Reducing bottlenecks across marketing, CRM, and product
Speed-to-market usually breaks at handoffs. Marketing owns creative, CRM owns targeting and follow-up, product owns the in-app experience. If each team operates in its own lane, discovery experiments become slow and inconsistent.
Agile content workflows reduce that drag by giving teams a shared, repeatable way to ship and learn. Storyly helps by providing a common in-app content format to collaborate on: marketing plans the narrative and creative for Stories, CRM defines how to use intent signals for follow-up, and product ensures placements fit the app experience.
A practical way to cut bottlenecks is agreeing on a small set of reusable templates:
- a Banner template for pre-sale teasers
- a Stories template for product previews
- a consistent wishlist call-to-action
Templates reduce debates about structure and free up time for what matters: testing content. You can also set a regular cadence for reviews and updates so iteration becomes normal, not a special request.
The outcome isn’t just faster content production. It’s faster learning, and that’s what improves product discovery.
A speed-to-market playbook: KPIs, targeting, and iteration cadence
To make AI product discovery workable, you need a simple playbook: what you measure, who you target, and how often you iterate. Without that structure, discovery experiments either run once and die, or they produce data nobody trusts.
Start with KPIs that match the funnel you’re building. For pre-sale discovery, you’re usually measuring:
- Attention: Banner engagement (who clicks to open the experience)
- Exploration: Story progression (who continues through the sequence)
- Intent: wishlist actions (who signals they want the product)
Track these consistently and you can compare experiments across weeks and launches.

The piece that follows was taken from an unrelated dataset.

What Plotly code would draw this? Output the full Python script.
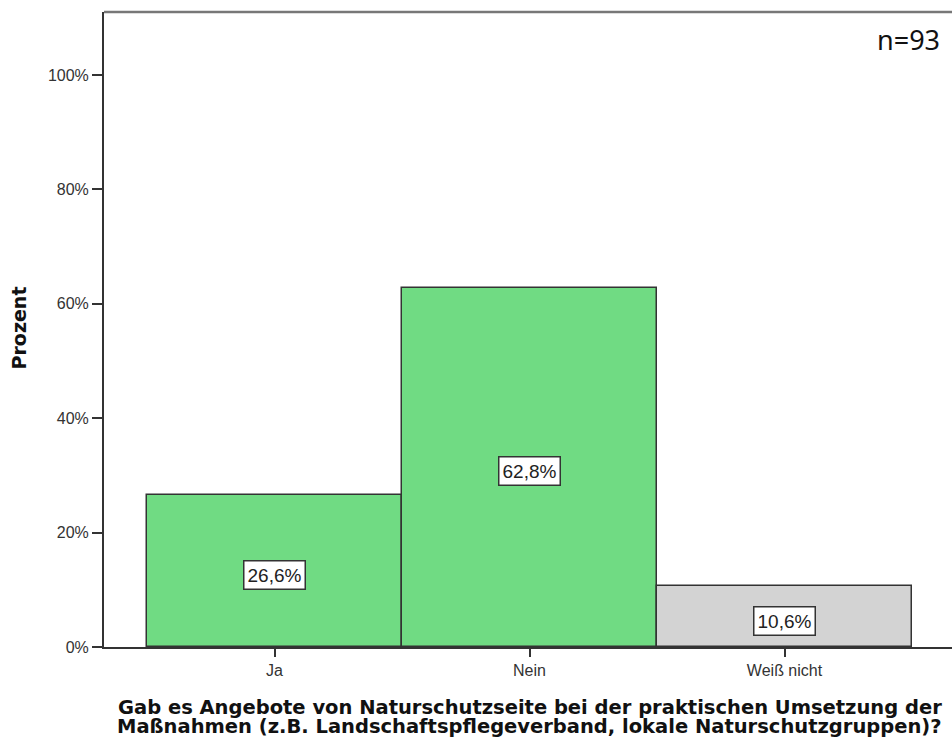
import plotly.graph_objects as go

# Survey answers (percent of respondents, n=93)
categories = ["Ja", "Nein", "Weiß nicht"]
percent = [26.6, 62.8, 10.6]
bar_colors = ["#70DB83", "#70DB83", "#D3D3D3"]
value_labels = ["26,6%", "62,8%", "10,6%"]
y_ticks = [0, 20, 40, 60, 80, 100]
y_tick_text = ["0%", "20%", "40%", "60%", "80%", "100%"]
sample_note = "n=93"
x_title_lines = [
    "Gab es Angebote von Naturschutzseite bei der praktischen Umsetzung der",
    "Maßnahmen (z.B. Landschaftspflegeverband, lokale Naturschutzgruppen)?",
]
y_title = "Prozent"

axis_col = "#333333"

fig = go.Figure()
fig.add_trace(go.Bar(
    x=list(range(len(categories))),
    y=percent,
    width=1.0,
    marker=dict(color=bar_colors, line=dict(color=axis_col, width=1.5)),
    hoverinfo="skip",
))

# boxed value labels in the middle of each bar
for i, (v, lab) in enumerate(zip(percent, value_labels)):
    fig.add_annotation(
        x=i, y=v / 2, text=lab, showarrow=False, yshift=-4,
        font=dict(family="Liberation Sans, Arial", size=19, color="#222222"),
        bgcolor="white", bordercolor=axis_col, borderwidth=1.5, borderpad=3,
    )

fig.add_annotation(
    xref="paper", yref="paper", x=0.988, y=0.957, xanchor="right", yanchor="middle",
    text=sample_note, showarrow=False,
    font=dict(family="Noto Sans, Open Sans", size=27, color="#111111"),
)

fig.add_annotation(
    xref="paper", yref="paper", x=-0.1, y=0.502, xanchor="center", yanchor="middle",
    text="<b>" + y_title + "</b>", textangle=-90, showarrow=False,
    font=dict(family="DejaVu Sans", size=19, color="#111111"),
)

# two-line axis title, set tight like the original layout
for k, line in enumerate(x_title_lines):
    fig.add_annotation(
        xref="paper", yref="paper", x=0.502, y=-0.096 - 0.0299 * k,
        xanchor="center", yanchor="middle",
        text="<b>" + line + "</b>", showarrow=False,
        font=dict(family="DejaVu Sans", size=19.5, color="#111111"),
    )

fig.update_layout(
    width=952, height=742,
    margin=dict(l=104, r=0, t=12, b=95),
    paper_bgcolor="white", plot_bgcolor="white",
    showlegend=False, bargap=0,
    xaxis=dict(
        range=[-0.5 - 43 / 255, 2.5 + 40 / 255],
        tickmode="array", tickvals=list(range(len(categories))), ticktext=categories,
        ticks="outside", ticklen=8, tickwidth=2, tickcolor=axis_col,
        showline=True, linecolor=axis_col, linewidth=2, mirror=False,
        showgrid=False, zeroline=False,
        tickfont=dict(family="Liberation Sans, Arial", size=16, color="#333333"),
    ),
    yaxis=dict(
        range=[0, 111],
        tickmode="array", tickvals=y_ticks, ticktext=y_tick_text,
        ticks="outside", ticklen=10, tickwidth=2, tickcolor=axis_col,
        showline=True, linecolor=axis_col, linewidth=2,
        showgrid=False, zeroline=False,
        tickfont=dict(family="Liberation Sans, Arial", size=16, color="#333333"),
    ),
)

# top frame line of the plot area
fig.add_shape(type="line", xref="paper", yref="paper", x0=0, x1=1, y0=1, y1=1,
              line=dict(color="#777777", width=2.5))

fig.write_html("out.html")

Targeting is the second part. Product discovery is rarely one-size-fits-all. Even if you start broad, plan to refine. For example:
- show a pre-sale Banner to all users
- narrow the Stories experience to users who clicked
- focus follow-up on users who wishlisted
That creates a clean funnel where each step filters for higher intent.
Two concrete examples of putting this playbook into action:
1) Launch-week prioritization: You run a pre-sale Stories sequence for three upcoming products and track which one earns the most wishlist actions. On launch day, you prioritize that product in your in-app placements and keep the other two in supporting positions. The KPI isn’t “engagement”, it’s wishlist intent that points to demand.
2) Segment-based iteration cadence: In week one, you run a general pre-sale Banner + Stories flow to collect broad signals. In week two, you create a Stories variant for users who clicked but didn’t wishlist, using a different angle. In week three, you focus on users who did wishlist, reinforcing anticipation and keeping the product top of mind. Each iteration has a clear audience and goal.
Finally, set an iteration cadence that fits how your team actually works. If you only review results monthly, you lose the advantage of fast feedback. A more practical rhythm is a regular weekly (or biweekly) check-in where teams review signals, decide what to change, and ship an updated Banner or Stories sequence quickly.
When you combine a pre-sale wishlist flow (Banner + Stories), measurable intent signals, and a consistent iteration loop, you get a realistic model for AI-driven eCommerce product discovery. It’s not complicated, but it does require discipline. And for mobile-first teams, that discipline is what turns interactive content into faster learning and faster speed-to-market.
Closing thoughts
AI product discovery doesn’t start with a model, it starts with better inputs. When you design small, interactive moments that help shoppers express preferences early, you stop guessing and start building a repeatable discovery loop. If you’re exploring how to put this into practice, begin with one pre-sale flow, define the few signals you’ll trust, and commit to a steady cadence of iteration. The compounding effect comes from running the loop, not from trying to perfect it on day one.